Soweit Prof. Dr. Ha. in seiner Auskunft vom 28. November 2006 zu der Einschätzung gelangte, der Kläger sei nicht mehr in der Lage, auch nur wenige Stunden täglich zu arbeiten, vermag diese Einschätzung ebenfalls nicht zu überzeugen. Zum Einen wird die Einschränkung der Leistungsfähigkeit in zeitlicher Hinsicht nicht näher begründet und zum Anderen hat er angegeben, dass die psychische Erkrankung im Vordergrund stehe. Da Prof. Dr. Ha. jedoch kein Psychiater ist, misst der Senat der Leistungseinschätzung des Dr. Ha. mehr Gewicht bei.

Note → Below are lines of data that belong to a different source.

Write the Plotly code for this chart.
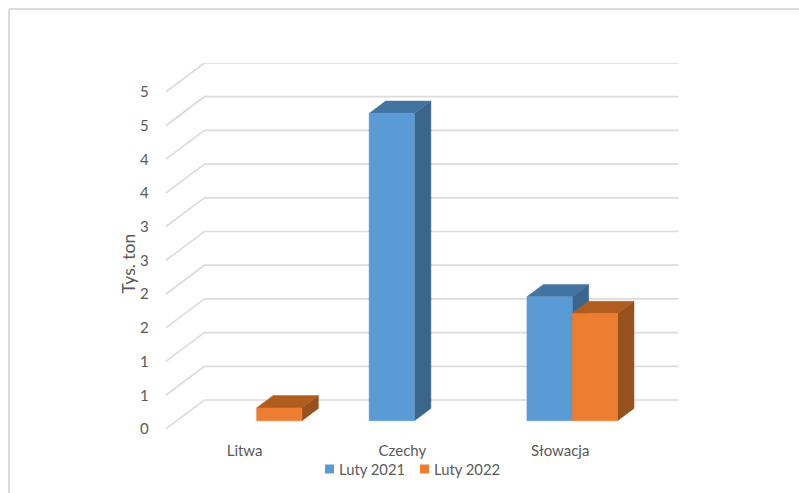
import plotly.graph_objects as go

# Chart data (thousand tonnes)
categories = ["Litwa", "Czechy", "Słowacja"]
luty_2021 = [None, 4.56, 1.84]
luty_2022 = [0.19, None, 1.59]
series_names = ["Luty 2021", "Luty 2022"]
tick_values = [0, 0.5, 1, 1.5, 2, 2.5, 3, 3.5, 4, 4.5, 5]
tick_labels = ["0", "1", "1", "2", "2", "3", "3", "4", "4", "5", "5"]

WIDTH, HEIGHT = 799, 493
TEXT = "#595959"
GRID = "#dcdcdc"
FONT = "Lato, Carlito, sans-serif"

# Page-to-plot geometry
LEFT, RIGHT, TOP, BOTTOM = 165.7, 678.7, 63.0, 429.0
CAT_PX = 157.8                 # width of one category on the front plane
UNIT_PX = 67.4                 # height of one value unit
WALL_DX, WALL_DY = 38.7, 29.0  # oblique offset floor front -> back wall
FLOOR_END = (RIGHT - LEFT - WALL_DX) / CAT_PX

# Oblique projection: category position, value, depth (0 front .. 1 back)
def project(c, v, d):
    return c + d * WALL_DX / CAT_PX, v + d * WALL_DY / UNIT_PX

BAR_WIDTH = 45.3 / CAT_PX
BAR_SHIFT = 1.0 / CAT_PX
DEPTH_FRONT, DEPTH_BACK = 0.285, 0.71

def face(corners):
    pts = [project(*p) for p in corners]
    pts.append(pts[0])
    return [p[0] for p in pts], [p[1] for p in pts]

def add_face(fig, corners, colour):
    xs, ys = face(corners)
    fig.add_trace(go.Scatter(
        x=xs, y=ys, mode="lines", fill="toself", fillcolor=colour,
        line=dict(color=colour, width=0.5), hoverinfo="skip", showlegend=False,
    ))

def add_bar(fig, left, value, front, side, top):
    right = left + BAR_WIDTH
    d0, d1 = DEPTH_FRONT, DEPTH_BACK
    add_face(fig, [(right, 0, d0), (right, 0, d1), (right, value, d1), (right, value, d0)], side)
    add_face(fig, [(left, value, d0), (right, value, d0), (right, value, d1), (left, value, d1)], top)
    add_face(fig, [(left, 0, d0), (right, 0, d0), (right, value, d0), (left, value, d0)], front)

fig = go.Figure()

# Back wall gridlines with their oblique returns to the value axis
for v in tick_values:
    xs, ys = zip(*[project(0, v, 0), project(0, v, 1), project(FLOOR_END, v, 1)])
    fig.add_trace(go.Scatter(
        x=xs, y=ys, mode="lines", line=dict(color=GRID, width=1.7),
        hoverinfo="skip", showlegend=False,
    ))

# Bars, drawn back series first so that the later series overlaps its side face
series = [
    (luty_2021, -1, "#5B9BD5", "#3B668C", "#4274A1"),
    (luty_2022, 0, "#ED7D31", "#96511E", "#B25D20"),
]
for values, slot, front, side, top in series:
    for i, value in enumerate(values):
        if value is not None:
            add_bar(fig, i + 0.5 + BAR_SHIFT + slot * BAR_WIDTH, value, front, side, top)

px = lambda x: x / WIDTH
py = lambda y: 1 - y / HEIGHT

shapes = [
    # Chart frame (top and left edges)
    dict(type="line", xref="paper", yref="paper", x0=px(9), x1=1, y0=py(9), y1=py(9),
         line=dict(color=GRID, width=2)),
    dict(type="line", xref="paper", yref="paper", x0=px(9), x1=px(9), y0=py(9), y1=0,
         line=dict(color=GRID, width=2)),
]
annotations = [
    dict(text="Tys. ton", xref="paper", yref="paper", x=px(127.5), y=py(264), textangle=-90,
         xanchor="center", yanchor="middle", showarrow=False,
         font=dict(family=FONT, size=17.5, color=TEXT)),
]

# Legend row
legend_items = [(series_names[0], "#5B9BD5", 325), (series_names[1], "#ED7D31", 420)]
for name, colour, x in legend_items:
    shapes.append(dict(type="rect", xref="paper", yref="paper", x0=px(x), x1=px(x + 9),
                       y0=py(473.5), y1=py(464.5), fillcolor=colour, line=dict(width=0)))
    annotations.append(dict(text=name, xref="paper", yref="paper", x=px(x + 12), y=py(469),
                            xanchor="left", yanchor="middle", showarrow=False,
                            font=dict(family=FONT, size=14.8, color=TEXT)))

fig.update_layout(
    width=WIDTH, height=HEIGHT,
    margin=dict(l=0, r=0, t=0, b=0),
    paper_bgcolor="white", plot_bgcolor="white",
    showlegend=False,
    shapes=shapes, annotations=annotations,
    font=dict(family=FONT, color=TEXT),
    xaxis=dict(
        domain=[LEFT / WIDTH, RIGHT / WIDTH],
        range=[0, (RIGHT - LEFT) / CAT_PX],
        tickvals=[0.5, 1.5, 2.5], ticktext=categories,
        ticks="outside", ticklen=8, tickcolor="rgba(0,0,0,0)",
        tickfont=dict(family=FONT, size=15, color=TEXT),
        showgrid=False, zeroline=False, showline=False, automargin=False,
    ),
    yaxis=dict(
        domain=[1 - BOTTOM / HEIGHT, 1 - TOP / HEIGHT],
        range=[0, (BOTTOM - TOP) / UNIT_PX],
        tickvals=tick_values, ticktext=tick_labels,
        ticks="outside", ticklen=13, tickcolor="rgba(0,0,0,0)",
        tickfont=dict(family=FONT, size=15, color=TEXT),
        showgrid=False, zeroline=False, showline=False, automargin=False,
    ),
)

fig.write_html("out.html", config=dict(displayModeBar=False))
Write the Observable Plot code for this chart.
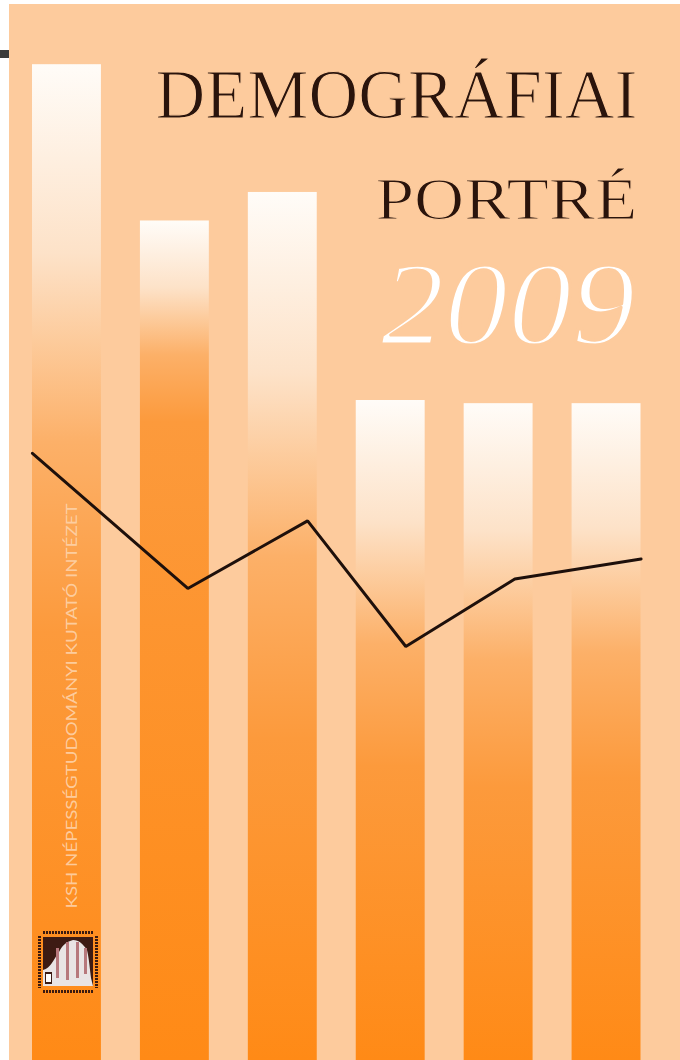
<!DOCTYPE html>
<html>
<head>
<meta charset="utf-8">
<script src="https://cdn.jsdelivr.net/npm/d3@7"></script>
<script src="https://cdn.jsdelivr.net/npm/@observablehq/plot@0.6"></script>
<style>
html, body { margin: 0; padding: 0; background: #ffffff; }
#page { position: relative; width: 680px; height: 1060px; overflow: hidden; background: #ffffff; }
#chart { position: absolute; left: 9px; top: 4px; }
#tab { position: absolute; left: 0; top: 50px; width: 9px; height: 8px; background: #3a3a3a; }
#logo { position: absolute; left: 37px; top: 930px; width: 62px; height: 64px; }
</style>
</head>
<body>
<div id="page">
  <div id="tab"></div>
  <div id="chart"></div>
  <div id="logo">
    <svg width="62" height="64" viewBox="0 0 62 64">
      <line x1="6" y1="2.5" x2="56" y2="2.5" stroke="#3b1a10" stroke-width="3" stroke-dasharray="2 1"/>
      <line x1="6" y1="61.5" x2="56" y2="61.5" stroke="#3b1a10" stroke-width="3" stroke-dasharray="2 1"/>
      <line x1="2.5" y1="6" x2="2.5" y2="58" stroke="#3b1a10" stroke-width="3" stroke-dasharray="2 1"/>
      <line x1="59.5" y1="6" x2="59.5" y2="58" stroke="#3b1a10" stroke-width="3" stroke-dasharray="2 1"/>
      <rect x="6" y="7" width="50" height="49" fill="#3d1b13"/>
      <path d="M6,56 L6,40 C14,38 16,30 22,22 C26,14 30,12 36,10 C42,10 46,14 50,20 C52,28 53,40 54,48 L56,56 Z" fill="#e9e4e4"/>
      <rect x="19" y="18" width="3" height="30" fill="#b7787c"/>
      <rect x="29" y="12" width="3" height="38" fill="#b7787c"/>
      <rect x="39" y="12" width="3" height="36" fill="#b7787c"/>
      <rect x="47" y="18" width="3" height="26" fill="#b7787c"/>
      <rect x="8" y="42" width="7" height="12" fill="#3d1b13"/>
      <rect x="9" y="44" width="5" height="8" fill="#ffffff"/>
    </svg>
  </div>
</div>
<script>
// ---- data ----
const barSlots = [0, 1, 2, 3, 4, 5];
const barValues = [94.3, 79.5, 82.2, 62.5, 62.2, 62.2];
const linePositions = [0.18, 1.62, 2.73, 3.64, 4.65, 5.82];
const lineValues = [57.5, 44.7, 51.1, 39.2, 45.6, 47.5];
const titleLine1 = "DEMOGRÁFIAI";
const titleLine2 = "PORTRÉ";
const yearLabel = "2009";
const publisher = "KSH NÉPESSÉGTUDOMÁNYI KUTATÓ INTÉZET";

// ---- style config ----
const gradientMid = [0.38, 0.16, 0.42, 0.37, 0.39, 0.38];
const W = 671, H = 1056;
const BG = "#fdcb9d";

const bars = barSlots.map((s, i) => ({ slot: s, value: barValues[i], fill: `url(#barGrad${i})` }));
const line = linePositions.map((p, i) => ({ pos: p, value: lineValues[i] }));

function gradientDefs() {
  const ns = "http://www.w3.org/2000/svg";
  const defs = document.createElementNS(ns, "defs");
  gradientMid.forEach((m, i) => {
    const g = document.createElementNS(ns, "linearGradient");
    g.setAttribute("id", `barGrad${i}`);
    g.setAttribute("x1", "0"); g.setAttribute("y1", "0");
    g.setAttribute("x2", "0"); g.setAttribute("y2", "1");
    const stops = [
      [0, "#fffcf8"],
      [m * 0.5, "#fde2c8"],
      [m, "#fcb068"],
      [Math.min(m * 1.5, 0.9), "#fc9a3c"],
      [1, "#ff8a16"]
    ];
    for (const [o, c] of stops) {
      const s = document.createElementNS(ns, "stop");
      s.setAttribute("offset", o);
      s.setAttribute("stop-color", c);
      g.appendChild(s);
    }
    defs.appendChild(g);
  });
  return defs;
}

const chart = Plot.plot({
  width: W,
  height: H,
  marginTop: 0,
  marginBottom: 0,
  marginLeft: 3.5,
  marginRight: 20,
  x: { domain: [0, 6], axis: null },
  y: { domain: [0, 100], axis: null },
  color: { type: "identity" },
  style: { background: BG, overflow: "visible" },
  marks: [
    gradientDefs,
    Plot.rectY(bars, { x: "slot", interval: 1, y: "value", fill: "fill", insetLeft: 19.5, insetRight: 19.5 }),
    Plot.line(line, { x: "pos", y: "value", stroke: "#1e100b", strokeWidth: 3, strokeLinejoin: "miter" }),
    Plot.text([titleLine1], {
      text: d => d, frameAnchor: "top-right", dx: -23, dy: 113, lineAnchor: "bottom", textAnchor: "end",
      fontFamily: "Liberation Serif", fontSize: 70, fill: "#2a140c",
      stroke: BG, strokeWidth: 1.2, paintOrder: "fill", className: "t-title1"
    }),
    Plot.text([titleLine2], {
      text: d => d, frameAnchor: "top-right", dx: -23, dy: 214, lineAnchor: "bottom", textAnchor: "end",
      fontFamily: "Liberation Serif", fontSize: 60, fill: "#2a140c",
      stroke: BG, strokeWidth: 1.2, paintOrder: "fill", className: "t-title2"
    }),
    Plot.text([yearLabel], {
      text: d => d, frameAnchor: "top-right", dx: -25, dy: 339, lineAnchor: "bottom", textAnchor: "end",
      fontFamily: "Liberation Serif", fontStyle: "italic", fontSize: 118, fill: "#ffffff",
      stroke: BG, strokeWidth: 3, paintOrder: "fill", className: "t-year"
    }),
    Plot.text([publisher], {
      text: d => d, frameAnchor: "bottom-left", dx: 63.5, dy: -152, rotate: -90, lineAnchor: "bottom", textAnchor: "start",
      fontFamily: "Lato", fontSize: 15, fill: "#fdd3ab", fillOpacity: 0.9, className: "t-pub"
    })
  ]
});

function fitText(cls, len) {
  chart.querySelectorAll(`.${cls} text`).forEach(t => {
    t.setAttribute("textLength", len);
    t.setAttribute("lengthAdjust", "spacingAndGlyphs");
  });
}
fitText("t-title1", 482);
fitText("t-title2", 262);
fitText("t-year", 255);
fitText("t-pub", 405);

document.getElementById("chart").appendChild(chart);
</script>
</body>
</html>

Auch die Einschätzung der Dr. Mi. vom 03. November 2006, wonach der Kläger nur noch drei Stunden arbeiten könne, ist nicht überzeugend. Auch sie begründet die Einschränkung der Leistungsfähigkeit in zeitlicher Hinsicht nicht näher. Darüber hinaus liegt ihrer Ansicht nach das maßgebliche Leiden für die Beurteilung der beruflichen Leistungsfähigkeit auf neurologisch-psychiatrischem Fachgebiet. Dr. Ha. hat jedoch - wie bereits dargelegt - eine zeitliche Einschränkung der Leistungsfähigkeit des Klägers nicht feststellen können. Dass Dres. K. und Mi. seit März 2003 Arbeitsunfähigkeit bescheinigt haben, ist unerheblich. Arbeitsunfähigkeit und Erwerbsminderung sind rechtlich verschiedene Begriffe. 3. Der Kläger hat auch keinen Anspruch auf Rente wegen teilweiser Erwerbsminderung bei Berufsunfähigkeit. Anspruch auf Rente wegen teilweiser Erwerbsminderung haben nach § 240 Abs. 1 SGB VI bei Erfüllung der sonstigen Voraussetzungen bis zur Erreichung der Regelaltersrente auch Versicherte, die vor dem 02. Januar 1961 geboren und berufsunfähig sind. Der Kläger kann zwar seinen erlernten Beruf als Fleischermeister nicht mehr ausüben. Da er jedoch am 24. Januar 1968 geboren ist, scheidet die Gewährung einer Rente wegen teilweiser Erwerbsminderung bei Berufsunfähigkeit aus. Vor diesem Hintergrund muss auch nicht entschieden werden, ob als maßgeblicher Bezugsberuf die Umschulungstätigkeit (Grund- und Wohnungswesen) heranzuziehen ist.

4. Die Kostenentscheidung beruht auf § 193 SGG.

Gründe, die Revision zuzulassen, liegen nicht vor.